Мы видим здесь, какая пропасть разделяет исихастскую мистику и индуистскую нирвану. Христианский мистик ищет новой жизни во Христе, жизни, активной для всего своего существа, и он знает, что благодать Крещения и Евхаристии уже дала ему эту жизнь; кроме того, он ищет ее внутри своего собственного существа. Поэтому исихастское движение XIV в. никоим образом не проповедовало индивидуалистический и субъективный мистицизм, а, наоборот, вызвало возрождение сакраментальной жизни Церкви. Сам Палама говорит, что в двух таинствах, Крещения и Евхаристии, содержится все наше спасение, ибо они охватывают все домостроительство человека.57 В своих проповедях в Фессалониках Палама строго требовал послушания церковным предписаниям относительно воскресной Литургии, ибо человек, презревший воскресную Литургию, далек от Бога (Беседа 50). Он говорит также чуть ли не о ежедневном причащении (Беседа 38).

Неизбежным следствием антропологии и христоцентрической мистики Паламы стала защита им такого понимания истории, которое снова столкнуло его с языческим эллинизмом и делает его возобновителен духа Писания. Он будто вдохновляется знаменитой мозаикой IX в., возвышавшейся над ним, когда он проповедовал там, в куполе собора св. Софии в Фессалониках, где Христос вознесся на небо, но надпись напоминает слова, сказанные ангелами ученикам: «Мужи галилейские, что вы стоите и смотрите на небо? Сей Иисус, вознесшийся от вас на небо, придает таким же образом, как вы видели Его восходящим на небо». (Деян. 1, 11). Христос Вознесения есть также Христос Второго Пришествия. Духовный путь, основанный на двух исторических фактах: прошедшем – воплощении Бога Слова, и будущем – телесном воскресении последнего дня – никогда не будет игнорировать историю, как ее игнорировала греческая античность. Как говорит О. Кульманн, греки понимали счастье «пространственно», определяя его как «здешнее и тамошнее»; но в Священном Писании оно всегда обусловлено «настоящим» и «будущим».58 Христианин, в самом деле, не ищет освобождения от истории, потому что он не ищет освобождения от тела; но ему известен и конец, и смысл истории. Он обладает сакраментальным залогом будущего Царства в себе самом, и вся его жизнь заключается в достижении возможно наиболее полного осуществления этого залога, явления уже здесь, на земле, того блаженства, которое обетовано избранным.
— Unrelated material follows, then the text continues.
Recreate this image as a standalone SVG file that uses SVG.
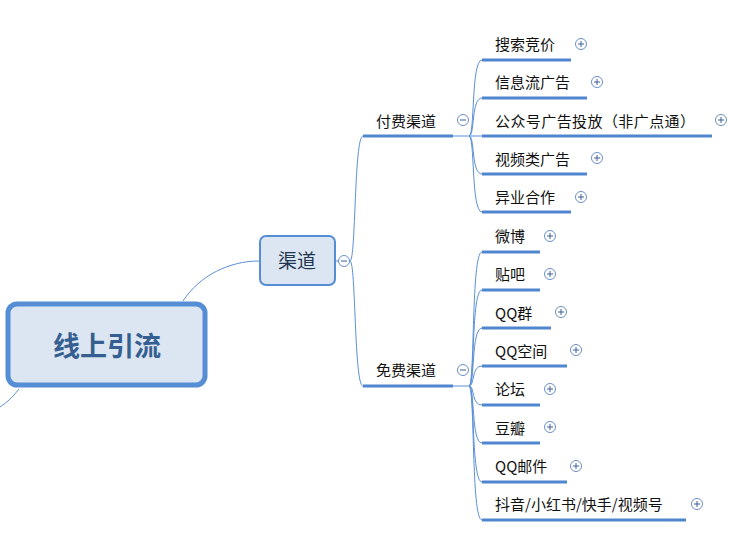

Для понимания богословия Паламы и тех образов, которые он употребляет для его выражения, необходимо иметь в виду эту эсхатологическую перспективу в его мышлении. Например, термин «Фаворский свет», которым исихасты всегда описывают свой опыт Богообщения. Ибо они отождествляют являемую святым божественную реальность со светом, который явился Господним ученикам в Преображении на Фаворе. Такое отождествление они считают оправданным не только в качестве символа, но как нечто совершенно реальное. Действительно, святоотеческое Предание единодушно истолковывает евангельское повествование о Преображении как предвосхищение Второго Пришествия. Но это Второе Пришествие уже теперь есть живая реальность для христианина в его сакраментальной жизни и духовном опыте: будущее Царство – уже «внутри нас» (Лк. 17, 21), предвосхищая полное свое явление в славе последнего дня. Эта «осуществленная» эсхатология не есть ли основная тема новозаветных экклезиологии и духовности? Палама выступал за «сверхрациональное познание» и против рационализма калабрийского философа.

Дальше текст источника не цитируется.